While Clinton leads Obama by a margin of 241-to-181 among superdelegates, according to an Associated Press survey, the largest category of these political free agents are the roughly 300 or so who have yet to make (or, at least, announce) a decision. If the Obama-Clinton race goes down to the wire, the superdelegates inevitably will put someone over the top, since neither candidate has a pathway to get to the magic number of 2,025 with pledged delegates alone. Yet most of them are far from eager to flex their political muscles. In truth, the majority of the superdelegates, for all their purported bend-steel-in-their-bare-hands powers, are rather cautious as they wait and hope for a consensus to develop within the party about the nominee.

Take Bruce Braley, a first-term Iowa congressman, who had originally endorsed John Edwards before the opening-gun caucuses. Now, with Edwards out of the race, Braley is back on the fence and does not seem to be enjoying his perch one bit. "I don't want it to appear that I'm jumping on a bandwagon for some political benefit," he said Sunday in a telephone interview. "But at the same time, it's been something of a strain since I've received more arm-twisting since the Iowa caucuses than I ever did leading up to the caucuses."

Superdelegates have been an invisible part of the Democratic Party's landscape for more than a quarter-century. "Why have they lasted this long?" William Mayer, a political scientist at Northeastern University and an expert on presidential nomination battles, asked rhetorically. "The answer is because they haven't mattered. You can make an argument that they mattered in 1984, but then they were just ratifying the popular vote."

In 1984 -- the last time that the Democrats had a protracted and divisive nomination fight -- Walter Mondale earned about 600 more delegates than Gary Hart in the primaries and caucuses. But because there was a third candidate in the fray (Jesse Jackson), Mondale needed the support of more than 200 superdelegates to put him over the top. Anthony Corrado, who was tracking delegates for Mondale, said, "The choice was, are we going to have a brokered convention or are we going to bring the process to a close and start concentrating on the fall election?" Corrado, who now teaches government at Maine's Colby College, recalls with a laugh, "In 1984, there just wasn't much public discussion of superdelegates."

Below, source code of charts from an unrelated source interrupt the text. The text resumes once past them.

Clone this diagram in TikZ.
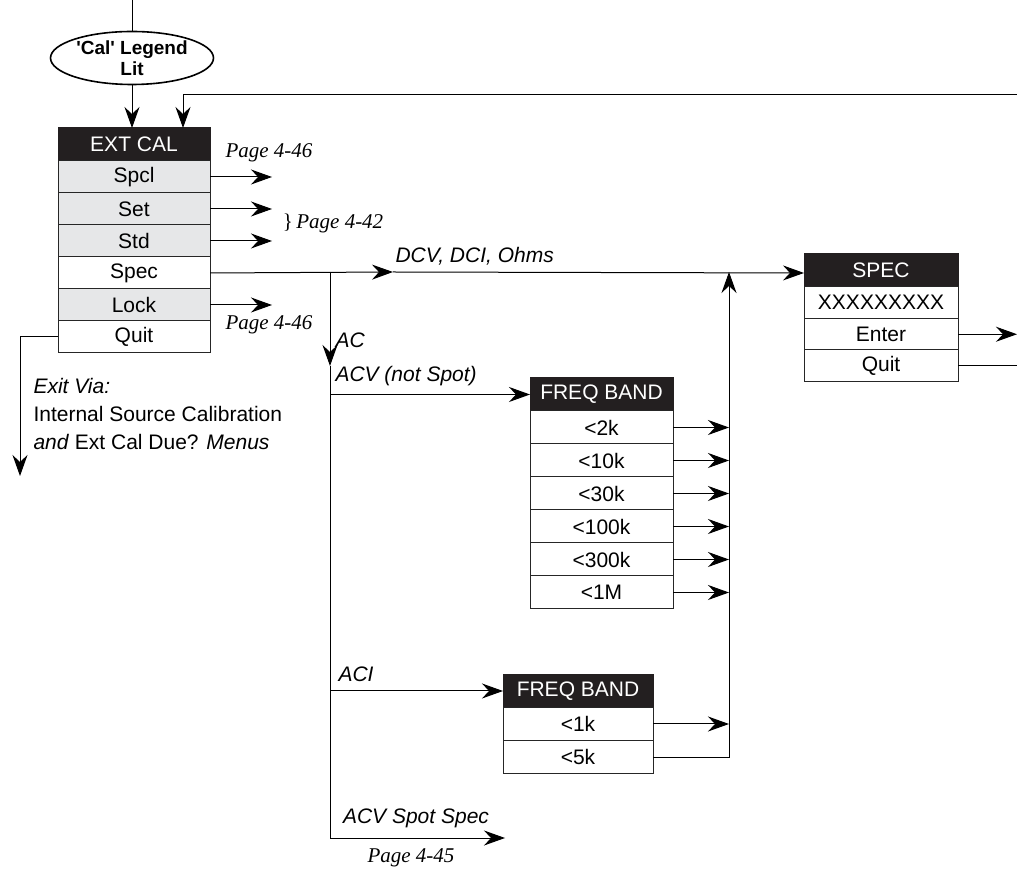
\documentclass[tikz,border=0pt]{standalone}
\usepackage{fontspec}
\setmainfont{Liberation Sans}
\newfontfamily\serifpage{Liberation Serif}
\newfontfamily\legendfont{Liberation Sans}
\usetikzlibrary{arrows.meta,positioning,shapes.geometric}
\definecolor{menugrey}{RGB}{230,231,232}
\definecolor{menublack}{RGB}{35,31,32}
\newcommand\menufont{\fontsize{10.5}{12.6}\selectfont}
\newcommand\pagefont{\serifpage\itshape\fontsize{10.5}{12.6}\selectfont}

\begin{document}
\begin{tikzpicture}[x=0.5pt,y=-0.5pt,>={Stealth[length=10.5pt,width=7.5pt,inset=3.5pt]},line width=0.5pt,
  hdr/.style={draw=menublack,fill=menublack,text=white,font=\menufont,minimum height=16.5pt,inner sep=0pt,outer sep=0pt},
  item/.style={draw=black!85,fill=white,font=\menufont,inner sep=0pt,outer sep=0pt},
  greyitem/.style={item,fill=menugrey},
  lbl/.style={font=\menufont\itshape,inner sep=1pt},
  pg/.style={font=\pagefont,inner sep=1pt}]
\useasboundingbox (0,0) rectangle (1017,870);

% entry
\coordinate (feed) at (132,0);
\node[draw,ellipse,line width=0.8pt,minimum width=81.5pt,minimum height=26.5pt,inner sep=0pt,align=center,
  font=\legendfont\bfseries\fontsize{9.5}{10.5}\selectfont] (legend) at (132,58) {'Cal' Legend\\Lit};
\draw (feed) -- (legend);

% EXT CAL menu
\begin{scope}[every node/.append style={minimum width=76pt,minimum height=16pt}]
\node[hdr,minimum height=16.5pt] (extcal) at (134,144.5) {EXT CAL};
\node[greyitem,below=0pt of extcal] (spcl) {Spcl};
\node[greyitem,below=0pt of spcl] (set) {Set};
\node[greyitem,below=0pt of set] (std) {Std};
\node[item,below=0pt of std] (spec) {Spec};
\node[greyitem,below=0pt of spec] (lock) {Lock};
\node[item,below=0pt of lock] (quit) {Quit};
\end{scope}

\draw[->] (legend.south) -- (legend.south |- extcal.north);
\coordinate (edge) at (1017,95);
\draw[->] (edge) -| ([xshift=24.5pt]extcal.north);

\draw[->] (spcl.east) -- ++(62,0);
\draw[->] (set.east) -- ++(62,0);
\draw[->] (std.east) -- ++(62,0);
\draw[->] (lock.east) -- ++(62,0);
\node[pg] (pgspcl) at (269,153) {Page 4-46};
\node[pg] (pgset) at (333,223) {\upshape\}\,\itshape Page 4-42};
\node[pg] (pglock) at (269,325) {Page 4-46};

% exit
\coordinate (exitend) at (20,476);
\draw[->] (quit.west) -| (exitend);
\node[anchor=west,align=left,inner sep=0pt,font=\fontsize{10.5}{14}\selectfont] (exitnote) at (33,414)
  {\textit{Exit Via:}\\Internal Source Calibration\\\textit{and} Ext Cal Due? \textit{Menus}};

% SPEC menu
\begin{scope}[every node/.append style={minimum width=77pt,minimum height=15.75pt}]
\node[hdr,minimum height=16.5pt] (spechdr) at (881,270.5) {SPEC};
\node[item,below=0pt of spechdr] (xxx) {XXXXXXXXX};
\node[item,below=0pt of xxx] (enter) {Enter};
\node[item,below=0pt of enter] (squit) {Quit};
\end{scope}
\draw[->] (enter.east) -- (enter.east -| edge);
\draw (squit.east) -- (squit.east -| edge);

% spec branch
\coordinate (dcv) at (393,272);
\coordinate (acsplit) at (330,272);
\coordinate (acmark) at (330,366);
\coordinate (spot) at (505,838);
\coordinate (bus) at (729,272);
\draw[->] (spec.east) -- (dcv) node[lbl,above right,yshift=2pt] {DCV, DCI, Ohms};
\draw[->] (dcv) -- (spec.east -| spechdr.west);
\draw[->] (acsplit) -- (acmark);
\node[lbl,anchor=south west] at (333,350) {AC};
\draw[->] (acmark) |- (spot);
\node[lbl,anchor=south] at (416,830) {ACV Spot Spec};
\node[pg,anchor=north] at (411,846) {Page 4-45};

% FREQ BAND (ACV)
\begin{scope}[every node/.append style={minimum width=71.5pt,minimum height=16.5pt}]
\node[hdr] (fbv) at (601.5,394.5) {FREQ BAND};
\node[item,below=0pt of fbv] (b2k) {<2k};
\node[item,below=0pt of b2k] (b10k) {<10k};
\node[item,below=0pt of b10k] (b30k) {<30k};
\node[item,below=0pt of b30k] (b100k) {<100k};
\node[item,below=0pt of b100k] (b300k) {<300k};
\node[item,below=0pt of b300k] (b1M) {<1M};
\end{scope}
\draw[->] (acsplit |- fbv.west) -- (fbv.west);
\node[lbl,anchor=south west] at (333,388) {ACV (not Spot)};
\foreach \r in {b2k,b10k,b30k,b100k,b300k,b1M}
  \draw[->] (\r.east) -- (\r.east -| bus);

% FREQ BAND (ACI)
\begin{scope}[every node/.append style={minimum width=75pt,minimum height=16.5pt}]
\node[hdr] (fbi) at (578,691) {FREQ BAND};
\node[item,below=0pt of fbi] (c1k) {<1k};
\node[item,below=0pt of c1k] (c5k) {<5k};
\end{scope}
\draw[->] (acsplit |- fbi.west) -- (fbi.west);
\node[lbl,anchor=south west] at (336,684) {ACI};
\draw[->] (c1k.east) -- (c1k.east -| bus);
\draw[->] (c5k.east) -| (bus);
\end{tikzpicture}
\end{document}
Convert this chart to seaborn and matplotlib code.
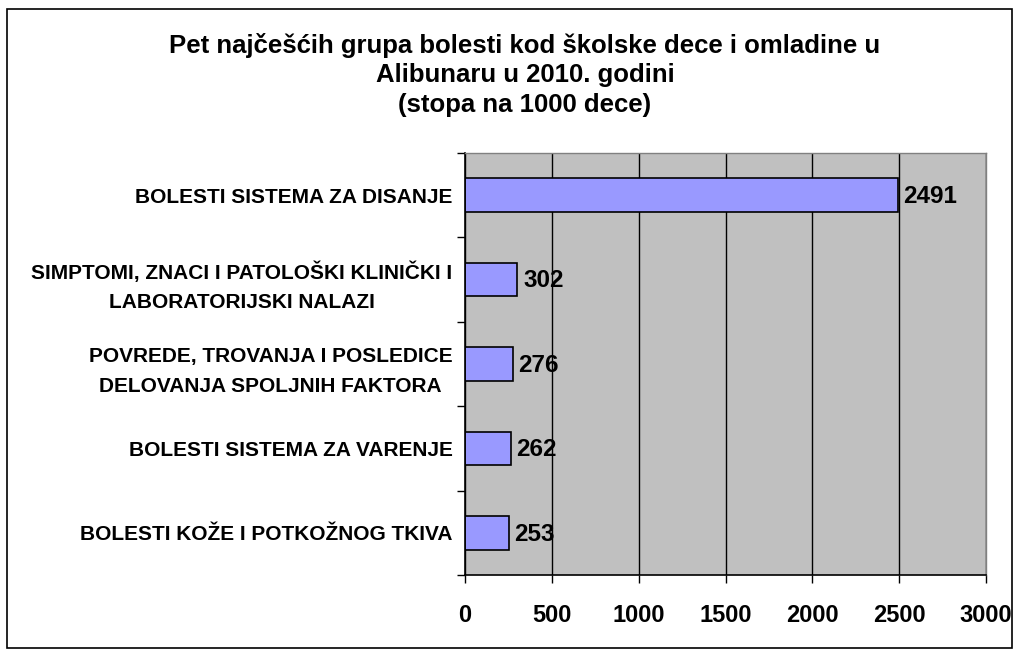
import matplotlib
matplotlib.use("Agg")
import matplotlib.pyplot as plt
import seaborn as sns
import pandas as pd
from matplotlib.patches import Rectangle

categories = [
    "BOLESTI SISTEMA ZA DISANJE",
    "SIMPTOMI, ZNACI I PATOLOŠKI KLINIČKI I\nLABORATORIJSKI NALAZI",
    "POVREDE, TROVANJA I POSLEDICE\nDELOVANJA SPOLJNIH FAKTORA",
    "BOLESTI SISTEMA ZA VARENJE",
    "BOLESTI KOŽE I POTKOŽNOG TKIVA",
]
values = [2491, 302, 276, 262, 253]
x_ticks = [0, 500, 1000, 1500, 2000, 2500, 3000]
title_lines = [
    "Pet najčešćih grupa bolesti kod školske dece i omladine u",
    "Alibunaru u 2010. godini",
    "(stopa na 1000 dece)",
]

sns.set_theme(style="white")
plt.rcParams["font.family"] = ["Liberation Sans", "DejaVu Sans"]
plt.rcParams["text.color"] = "black"
plt.rcParams["xtick.color"] = "black"
plt.rcParams["ytick.color"] = "black"
plt.rcParams["xtick.labelcolor"] = "black"
plt.rcParams["ytick.labelcolor"] = "black"

df = pd.DataFrame({"cat": categories, "val": values})

fig = plt.figure(figsize=(10.15, 6.51), dpi=100)
ax = fig.add_axes([465/1015, 1 - 575/651, (986-465)/1015, (575-153)/651])
ax.set_facecolor("#C0C0C0")

sns.barplot(data=df, y="cat", x="val", orient="h", color="#9999FF",
            edgecolor="black", linewidth=1.2, width=0.4, ax=ax, saturation=1)

ax.set_xlim(0, 3000)
ax.set_ylim(len(categories) - 0.5, -0.5)
ax.set_xticks(x_ticks)
ax.set_xticklabels([str(t) for t in x_ticks], fontsize=17, fontweight="bold",
                   color="black")
ax.set_yticks(range(len(categories)))
ax.set_yticklabels(categories, fontsize=15, fontweight="bold", ha="right",
                   multialignment="center", linespacing=1.7, color="black")
ax.tick_params(axis="y", length=0, pad=9)
ax.tick_params(axis="x", length=6, width=1, direction="out", pad=15,
               bottom=True)
ax.set_xlabel("")
ax.set_ylabel("")

# category boundary ticks on y
ax.set_yticks([i + 0.5 for i in range(-1, len(categories))], minor=True)
ax.tick_params(axis="y", which="minor", length=6, width=1, direction="out",
               left=True)

ax.grid(axis="x", color="black", linewidth=1)
ax.set_axisbelow(True)
for s in ["top", "right"]:
    ax.spines[s].set_color("#808080")
    ax.spines[s].set_linewidth(1)
for s in ["left", "bottom"]:
    ax.spines[s].set_color("black")
    ax.spines[s].set_linewidth(1.2)

for i, v in enumerate(values):
    ax.annotate(str(v), (v, i), xytext=(4, -1), textcoords="offset points",
                va="center", ha="left", fontsize=17.5, fontweight="bold",
                color="black")

for k, line in enumerate(title_lines):
    fig.text(525/1015, 1 - (45 + 30*k)/651, line, ha="center", va="center",
             fontsize=18.5, fontweight="bold", color="black")

fig.patches.append(Rectangle((7/1015, 1 - 648/651), (1012-7)/1015, (648-9)/651,
                             transform=fig.transFigure, fill=False,
                             edgecolor="black", linewidth=1.2))

fig.savefig("out.png", dpi=100)
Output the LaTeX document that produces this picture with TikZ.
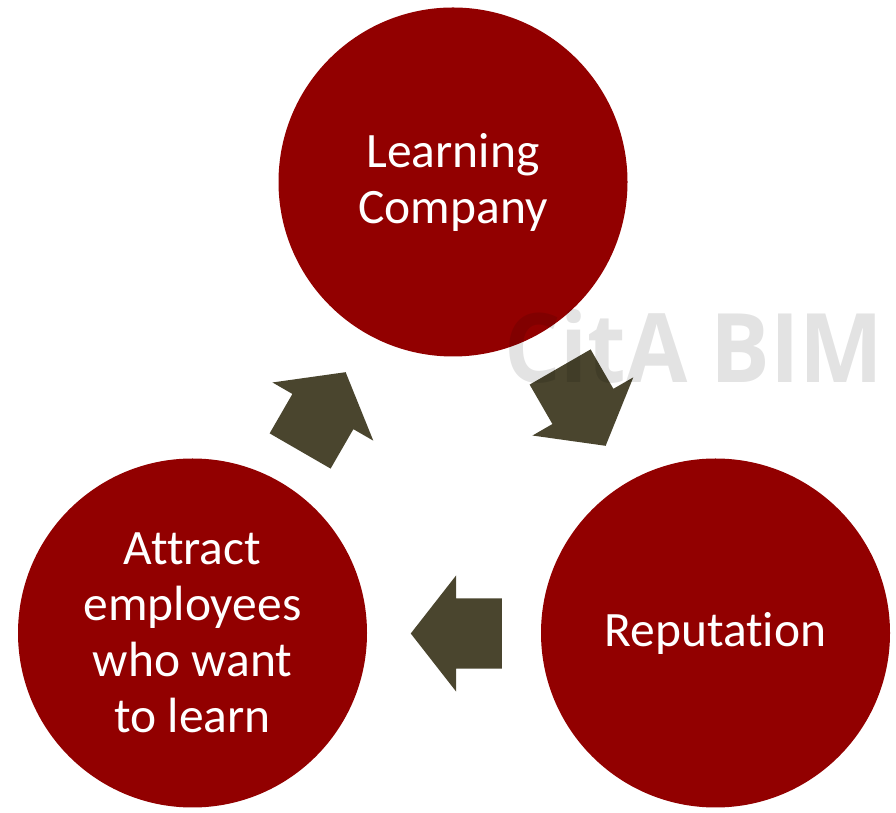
\documentclass[tikz,border=0pt]{standalone}
\usepackage{fontspec}
\setmainfont{Carlito}[Ligatures=NoCommon]
\newfontfamily\markfont{Open Sans}
\usetikzlibrary{shapes.arrows}
\definecolor{cyclered}{RGB}{146,0,0}
\definecolor{cycleolive}{RGB}{74,69,46}
\tikzstyle{stage}=[circle, fill=cyclered, minimum size=349pt, inner sep=0, text=white, align=center, font=\fontsize{49.5}{56}\selectfont]
\tikzstyle{turn}=[single arrow, fill=cycleolive, minimum height=91pt, minimum width=116pt, inner sep=0, inner ysep=35pt, single arrow tip angle=104, single arrow head extend=23pt]
\tikzstyle{watermark}=[text=black, opacity=0.11, font=\markfont\bfseries\fontsize{96}{96}\selectfont, inner sep=0]

\begin{document}
\begin{tikzpicture}[x=1pt, y=1pt]
          \useasboundingbox (0, 0) rectangle (896, 813);
          \node[stage] (learning) at (453, 631) {Learning\\Company};
          \node[stage] (reputation) at (715.5, 180) {Reputation};
          \node[stage] (attract) at (192.5, 180) {Attract\\employees\\who want\\to learn};

          \node[turn, rotate=-60] (to_reputation) at (576, 418.5) {};
          \node[turn, rotate=180] (to_attract) at (470, 179.5) {};
          \node[turn, rotate=60] (to_learning) at (316, 389.5) {};

          \node[watermark, xscale=0.925] (mark) at (694, 466) {CitA BIM};
        \end{tikzpicture}
\end{document}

The superdelegates were created after the bitter Jimmy Carter-Ted Kennedy convention-floor fight in 1980. Elected officials, who had to endure the fallout from the presidential race but had no role in choosing a nominee, felt disenfranchised. As Louisiana Rep. Gillis Long, the chairman of the House Democratic Caucus, argued before a DNC reform commission in 1981, "We in the House, as the last vestige of Democratic control at the national level, believe we have a special responsibility to develop new innovative approaches that respond to our party's constituencies." (Elaine Kamarck, a lecturer at Harvard's Kennedy School and a current superdelegate, has posted online a highly useful history of these unpledged electors drawn from her 1986 doctoral dissertation).

This time around, though, a sense of illegitimacy surrounds superdelegates, as though there is something undemocratic about letting elected members of Congress and elected party officials vote on the convention floor. MoveOn.org has begun a petition drive demanding that superdelegates "let the voters decide between Clinton and Obama and then support the people's choice." There have been similar demands for the superdelegates to play robot and follow the vote of their congressional districts or states. (Of course, no one has explained what should happen when a state goes in one direction and a particular congressional district goes in another.) The Clinton campaign, which is far from a neutral arbiter, has had great fun in pointing out that this kind of voter sovereignty would force Ted Kennedy and John Kerry, both active Obama supporters, to back Hillary at the convention since the former first lady won the Massachusetts primary.